Question 1: What are the common missteps OEMs make when planning a testing solution for their medical devices?
Life Sciences Business Director, National Instruments
The single most common mistake we see is the lack of attention to the fact that the test systems often must be validated to the same quality standards as the product itself. By this, we mean documented artifact and system software traceability of the test system, primarily in FDA Class II/III products. Those lagging their best-in-class competitors think of this step late, and still often use manual procedures that depend upon text-based documents and manual spreadsheets to map test system requirements to test code implementation. We hear companies say they transitioned from person-months to person-days per revalidation of test systems by automating the linking of rapidly changing test code to defined end-system requirements.
Jacques E. Hoffmann
President, InterTech Development Company
The apples and oranges problem. When one leak testing method is selected for the prototype designs and another for production assembly. Generally, the same leak testing methods that are used in prototype designs are also the best ones for assembly processes.
The hot and cold problem. If one is testing newly cast prototypes that are still warm from the casting process, you need a means to automatically compensate for temperature variations. [Conversely], waiting until parts cool is inherently fraught with error, since testing environments are constantly changing depending on current conditions.
Question 2: How early in the product development lifecycle should testing come into play?
GC: Test can improve a product’s performance, increase quality and reliability, and lower return rates. It is estimated that the cost of a failure decreases by 10 times when the error is caught in production instead of in the field and decreases 10 times again if it is caught in design instead of production. With that said, a best practice we see within companies that lead their respective industry segment is the addition of test engineering by augmenting concept proposal teams with design verification and production test engineers. These persons help eliminate a lot of pain that would have shown up later. We see no single silver bullet to make the integration successful, as it requires a strategy that spans people, processes, and technology. Organizations may need improvement in some areas more than others.

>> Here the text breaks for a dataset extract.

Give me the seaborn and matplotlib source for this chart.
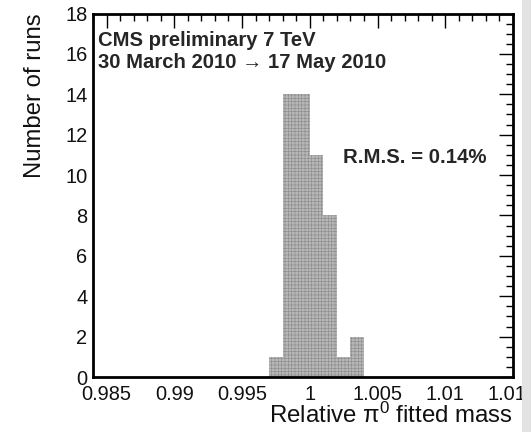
import matplotlib
matplotlib.use("Agg")
import matplotlib.pyplot as plt
import matplotlib.ticker as mticker
from matplotlib.patches import Rectangle
import pandas as pd
import seaborn as sns

# Histogram of the relative pi0 fitted mass per run
bin_edges = [0.997, 0.998, 0.999, 1.000, 1.001, 1.002, 1.003, 1.004]
run_counts = [1, 14, 14, 11, 8, 1, 2]
x_ticks = [0.985, 0.99, 0.995, 1.0, 1.005, 1.01, 1.015]
y_ticks = [0, 2, 4, 6, 8, 10, 12, 14, 16, 18]

sns.set_theme(style="white")
plt.rcParams["font.family"] = ["Liberation Sans", "DejaVu Sans"]
plt.rcParams["mathtext.default"] = "regular"
plt.rcParams["hatch.linewidth"] = 0.5
plt.rcParams["hatch.color"] = "#8c8c8c"

centers = [(a + b) / 2 for a, b in zip(bin_edges[:-1], bin_edges[1:])]
df = pd.DataFrame({"mass": centers, "runs": run_counts})

fig = plt.figure(figsize=(5.31, 4.32), dpi=100)
ax = fig.add_axes([0.1751, 0.1273, 0.791, 0.8414])

sns.histplot(data=df, x="mass", weights="runs", bins=bin_edges,
             element="step", fill=True, color="#555555", ax=ax)
for coll in ax.collections:
    coll.set_facecolor("#b8b8b8")
    coll.set_hatch("+++++")
    coll.set_edgecolor("#909090")
    coll.set_alpha(1)
    coll.set_linewidth(0)
for ln in ax.lines:
    ln.set_color("#333333")
    ln.set_linewidth(1.3)

ax.set_xlim(0.984, 1.015)
ax.set_ylim(0, 18)
ax.set_xticks(x_ticks)
ax.set_yticks(y_ticks)
ax.xaxis.set_minor_locator(mticker.MultipleLocator(0.001))
ax.yaxis.set_minor_locator(mticker.MultipleLocator(0.5))
ax.xaxis.set_major_formatter(mticker.FuncFormatter(lambda v, p: f"{v:g}"))
ax.yaxis.set_major_formatter(mticker.FuncFormatter(lambda v, p: f"{v:g}"))

ax.tick_params(which="both", direction="in", top=True, right=True,
               color="black", width=1.0, labelsize=14.4, labelcolor="#111111")
ax.tick_params(which="major", length=10)
ax.tick_params(which="minor", length=5)
ax.tick_params(axis="x", which="major", pad=6)
ax.tick_params(axis="y", which="major", pad=4)
ax.set_axisbelow(False)
for sp in ax.spines.values():
    sp.set_visible(True)
    sp.set_color("black")
    sp.set_linewidth(2)
    sp.set_zorder(5)

ax.set_xlabel(r"Relative π$^{0}$ fitted mass", loc="right", fontsize=17.3,
              color="#111111")
ax.xaxis.label.set_va("baseline")
ax.xaxis.set_label_coords(1.0, -0.1265)
ax.set_ylabel("Number of runs", loc="top", fontsize=17.2, labelpad=14,
              color="#111111")

ax.text(0.012, 0.9106, "CMS preliminary 7 TeV", transform=ax.transAxes,
        fontsize=14.6, fontweight="bold", ha="left", va="baseline")
ax.text(0.012, 0.850, "30 March 2010 → 17 May 2010", transform=ax.transAxes,
        fontsize=14.6, fontweight="bold", ha="left", va="baseline")
ax.text(0.938, 0.5878, "R.M.S. = 0.14%", transform=ax.transAxes,
        fontsize=14.7, fontweight="bold", ha="right", va="baseline")

# light page margin at the right edge
fig.patches.append(Rectangle((522 / 531, 0), 1, 1, transform=fig.transFigure,
                             facecolor="#e3e3e3", edgecolor="none", zorder=10))

fig.savefig("out.png", dpi=100)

JH: The more challenging aspect of prototype development involving leak testing is in quantifying the leaks such that design iterations are truly tested. For that process, consulting with proven experts in leak testing is a recommended first step for all product designers of appliances with tanks, tubes, valves, filters, or other components that need to be “leak-proof.” Such consultations have repeatedly helped product designers save up to 10% in product development costs and significantly cut time-to-market by up to 15%.
Question 3: When dealing with supply partners, what best practices should OEMs follow to inspect the product?
GC: As a company that focuses on moving commercial technology into the test and measurement industry, our R&D investment is leveraged many times over in the commercial technologies we adopt. Thus, we must maintain close, strategic relationships with our suppliers. We force ourselves to conduct executive and lead engineer level biannual technology exchanges with key suppliers that build PC technologies, data converters, and software components to get their outlook on upcoming technologies and the ways these suppliers are investing their research dollars. It is so easy to let time go by, until you find yourself in a bind with a key supplier.
Question 4: Any thoughts/comments on testing, inspection, or another related area that you would like to share with medical device manufacturers to aid them?
GC: Other trends we see being leveraged by the best-in-class relates to how software in automated test has grown significantly and how properly architected modular test hardware components can scale with the testing need. Software development costs are often 2X to 10X more than capital costs in most test systems today. The industry leading companies we visit emphasize designing a robust test system software stack to ensure maximum longevity and reuse. The software abstracts the underlying hardware.
Modular test hardware components allows the ability to leverage heterogeneous computing in a system to distribute data, processing, and program execution among different computing nodes that are each best suited to specific computational tasks. For example, an RF test system that uses heterogeneous computing may have a CPU controlling program execution with an FPGA performing inline demodulation and a GPU performing pattern matching before storing all the results on a remote server. This level of control in a test system may sound difficult to implement, but higher-level test engineering focused programming tools such as NI LabVIEW Real-time and LabVIEW FPGA abstract all the lower-level details. After all, how many test engineers know how to program a FPGA or efficiently in low-level C languages, when their day-to-day task list is not programming?
JH: Typically at issue is how to design test fixtures and how to integrate software and hardware at the system level. Competence in hardware design results in fixtures that will prevent seal creep, manage temperature-related effects, minimize testing volumes for quick response, and eliminate part distortion during testing. Customizing software to work in real time and experience in handling comparable challenges can make or break the success of prototype leak testing.